An hour of darkness is due to set in, quite literally, when Delhi along with 5,500 cities across the globe turn off lights as part of a global effort to save power Saturday.
As the clock strikes 8.30 p.m., houses, public buildings, business centres and even the Rashtrapati Bhavan will turn off lights, turning the spotlight on climate change.
An initiative by World Wildlife Fund (WWF), the 60-minute mass campaign will witness participation by switching off all electrical appliances and lighting fixtures.
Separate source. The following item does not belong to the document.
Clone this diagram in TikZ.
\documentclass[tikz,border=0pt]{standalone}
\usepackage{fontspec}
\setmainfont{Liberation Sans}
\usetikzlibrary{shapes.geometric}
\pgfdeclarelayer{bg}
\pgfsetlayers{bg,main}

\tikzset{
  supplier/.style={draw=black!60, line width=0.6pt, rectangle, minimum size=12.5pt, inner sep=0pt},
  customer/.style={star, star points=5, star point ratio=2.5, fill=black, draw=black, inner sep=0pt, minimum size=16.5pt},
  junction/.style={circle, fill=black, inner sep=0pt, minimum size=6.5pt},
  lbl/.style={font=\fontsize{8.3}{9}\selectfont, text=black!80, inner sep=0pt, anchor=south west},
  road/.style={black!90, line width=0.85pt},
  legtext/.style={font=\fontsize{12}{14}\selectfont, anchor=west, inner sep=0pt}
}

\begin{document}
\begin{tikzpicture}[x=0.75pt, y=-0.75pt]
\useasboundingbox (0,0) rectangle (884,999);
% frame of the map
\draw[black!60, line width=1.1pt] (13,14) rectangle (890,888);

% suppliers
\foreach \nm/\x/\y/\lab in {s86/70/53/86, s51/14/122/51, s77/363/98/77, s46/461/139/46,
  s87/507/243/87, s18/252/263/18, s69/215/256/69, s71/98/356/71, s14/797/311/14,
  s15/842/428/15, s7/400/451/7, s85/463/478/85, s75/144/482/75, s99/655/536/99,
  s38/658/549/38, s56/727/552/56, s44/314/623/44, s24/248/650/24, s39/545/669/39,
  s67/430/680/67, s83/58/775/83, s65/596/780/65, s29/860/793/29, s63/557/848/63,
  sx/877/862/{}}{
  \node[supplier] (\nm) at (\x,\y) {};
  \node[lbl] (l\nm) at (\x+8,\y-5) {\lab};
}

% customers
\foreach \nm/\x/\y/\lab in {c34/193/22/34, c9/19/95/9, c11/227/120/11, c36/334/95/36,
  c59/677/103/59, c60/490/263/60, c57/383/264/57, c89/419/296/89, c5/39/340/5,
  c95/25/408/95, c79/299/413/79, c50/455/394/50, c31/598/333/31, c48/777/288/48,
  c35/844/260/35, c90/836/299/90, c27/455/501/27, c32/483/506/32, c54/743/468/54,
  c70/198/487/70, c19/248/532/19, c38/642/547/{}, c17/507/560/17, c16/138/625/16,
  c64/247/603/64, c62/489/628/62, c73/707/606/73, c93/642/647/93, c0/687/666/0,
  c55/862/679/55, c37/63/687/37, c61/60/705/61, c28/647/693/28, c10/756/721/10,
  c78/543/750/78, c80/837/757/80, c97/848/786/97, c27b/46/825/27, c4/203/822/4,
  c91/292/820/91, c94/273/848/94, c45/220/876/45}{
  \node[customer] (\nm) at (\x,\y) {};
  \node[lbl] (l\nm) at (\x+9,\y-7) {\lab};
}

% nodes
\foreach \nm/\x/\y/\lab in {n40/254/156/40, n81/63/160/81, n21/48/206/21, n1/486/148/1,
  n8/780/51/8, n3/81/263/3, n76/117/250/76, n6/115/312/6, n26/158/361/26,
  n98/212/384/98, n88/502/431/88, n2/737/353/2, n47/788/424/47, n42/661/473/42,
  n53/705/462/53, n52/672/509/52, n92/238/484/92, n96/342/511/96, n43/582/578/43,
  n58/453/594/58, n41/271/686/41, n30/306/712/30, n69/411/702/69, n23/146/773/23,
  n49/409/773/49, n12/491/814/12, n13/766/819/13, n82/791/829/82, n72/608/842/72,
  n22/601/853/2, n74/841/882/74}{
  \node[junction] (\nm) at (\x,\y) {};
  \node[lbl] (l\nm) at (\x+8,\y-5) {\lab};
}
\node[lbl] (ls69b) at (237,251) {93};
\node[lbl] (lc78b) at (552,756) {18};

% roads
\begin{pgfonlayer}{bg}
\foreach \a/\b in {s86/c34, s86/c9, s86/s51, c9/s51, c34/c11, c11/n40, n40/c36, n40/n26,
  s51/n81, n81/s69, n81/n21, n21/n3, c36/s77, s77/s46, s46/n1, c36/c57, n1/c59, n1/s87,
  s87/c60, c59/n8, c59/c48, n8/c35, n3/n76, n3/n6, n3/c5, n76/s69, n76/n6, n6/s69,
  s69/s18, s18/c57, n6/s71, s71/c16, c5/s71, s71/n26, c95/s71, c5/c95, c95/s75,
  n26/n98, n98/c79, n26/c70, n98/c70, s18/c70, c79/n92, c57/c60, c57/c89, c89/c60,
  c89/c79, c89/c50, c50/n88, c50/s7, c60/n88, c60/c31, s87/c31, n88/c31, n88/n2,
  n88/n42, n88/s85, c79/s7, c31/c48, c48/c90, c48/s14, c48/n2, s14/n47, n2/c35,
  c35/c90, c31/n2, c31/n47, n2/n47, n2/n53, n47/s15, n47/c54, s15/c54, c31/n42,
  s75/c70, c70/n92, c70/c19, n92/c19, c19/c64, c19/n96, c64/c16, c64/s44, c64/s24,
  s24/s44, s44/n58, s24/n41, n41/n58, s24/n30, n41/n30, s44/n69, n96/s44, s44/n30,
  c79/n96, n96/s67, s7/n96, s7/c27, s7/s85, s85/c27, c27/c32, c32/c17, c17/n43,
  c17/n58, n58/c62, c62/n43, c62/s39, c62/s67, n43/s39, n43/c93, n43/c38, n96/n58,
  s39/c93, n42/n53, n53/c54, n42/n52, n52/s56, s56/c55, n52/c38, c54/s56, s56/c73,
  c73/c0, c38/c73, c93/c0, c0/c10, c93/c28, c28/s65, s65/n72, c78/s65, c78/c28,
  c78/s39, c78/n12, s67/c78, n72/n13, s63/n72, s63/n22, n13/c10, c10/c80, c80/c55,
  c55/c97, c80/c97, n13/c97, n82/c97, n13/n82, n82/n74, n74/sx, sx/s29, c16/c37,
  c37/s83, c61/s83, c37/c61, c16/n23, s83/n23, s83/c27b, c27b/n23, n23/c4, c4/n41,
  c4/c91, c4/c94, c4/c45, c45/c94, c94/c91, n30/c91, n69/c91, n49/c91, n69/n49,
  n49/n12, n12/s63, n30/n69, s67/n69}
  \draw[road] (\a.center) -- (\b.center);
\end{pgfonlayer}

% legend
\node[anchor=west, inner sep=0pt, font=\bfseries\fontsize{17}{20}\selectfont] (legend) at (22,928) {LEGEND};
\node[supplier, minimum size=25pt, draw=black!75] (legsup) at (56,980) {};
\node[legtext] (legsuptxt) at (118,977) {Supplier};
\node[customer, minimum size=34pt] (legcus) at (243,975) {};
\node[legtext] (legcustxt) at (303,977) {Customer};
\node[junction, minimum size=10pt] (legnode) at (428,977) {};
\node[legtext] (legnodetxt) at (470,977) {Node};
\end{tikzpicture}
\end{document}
Running in its fifth year, the Earth hour is now what experts call the largest mass movement for awareness on reducing carbon footprints.
“A total of 5,251 cities were a part of Earth hour 2011, 1.8 billion were reached out in the last campaign,” a WWF official said. The hour-long campaign is organised annually on the last Saturday of March.
With a couple of hours remaining to go for the Hour, last minute SMSes, mails and messages on social networking sites are doing the rounds as distcoms and environment action groups urge people to contribute to the voluntary initiative.
“I wish such events happened more than once a year. I am trying to reach out to all my friends and colleagues,” banker Abhishek Bhandari posted on Facebook.
While many would be joining the campaign from their homes, people have also formed groups to gather at India Gate for candle vigils for the cause.
“My friends will be going to India Gate, but I have not yet decided to be a part of any such group. Fuel energy spent in reaching the spot will be much more than energy saved… so better do it at home,” Harry Vashishtha, working with an IT firm in national capital region, told IANS.
According to a statement, the Rashtrapati Bhavan – the presidential palace – too will observe Earth Hour by switching off all the lights in the building’s exterior. Other popular landmarks such as the Qutub Minar and the Red Fort in Delhi, the Chhatrapati Shivaji Terminus and the Gateway of India in Mumbai, national defence establishments, universities, hotels, cinema complexes and shopping malls across the nation will also participate in the event.
“During the Earth Hour, we will set up telescopes at India Gate between 7.30 p.m. and 9.30 p.m. for the public to view celestial objects. We as urbanites are able to see only Moon and few other celestial objects even in clear skies; the reason is too much of light pollution in metropolitan cities,” said Mila Mitra, scientific officer at Science Popularization Association of Communicators and Educators (SPACE).
“SPACE will be showing views of the night sky through telescopes to make people aware of how much more you can see when ambient lights are lower,” Mitra added.
Delhiites saved around 300 MW power in the last Earth hour, distcom BSES said.
Earth Hour started in 2007 in Sydney, Australia when 2.2 million individuals and over 2,000 businesses turned their lights off for one hour to take a stand against climate change. India joined the campaign in 2009 and currently, mainly the urban centres in the country are participating.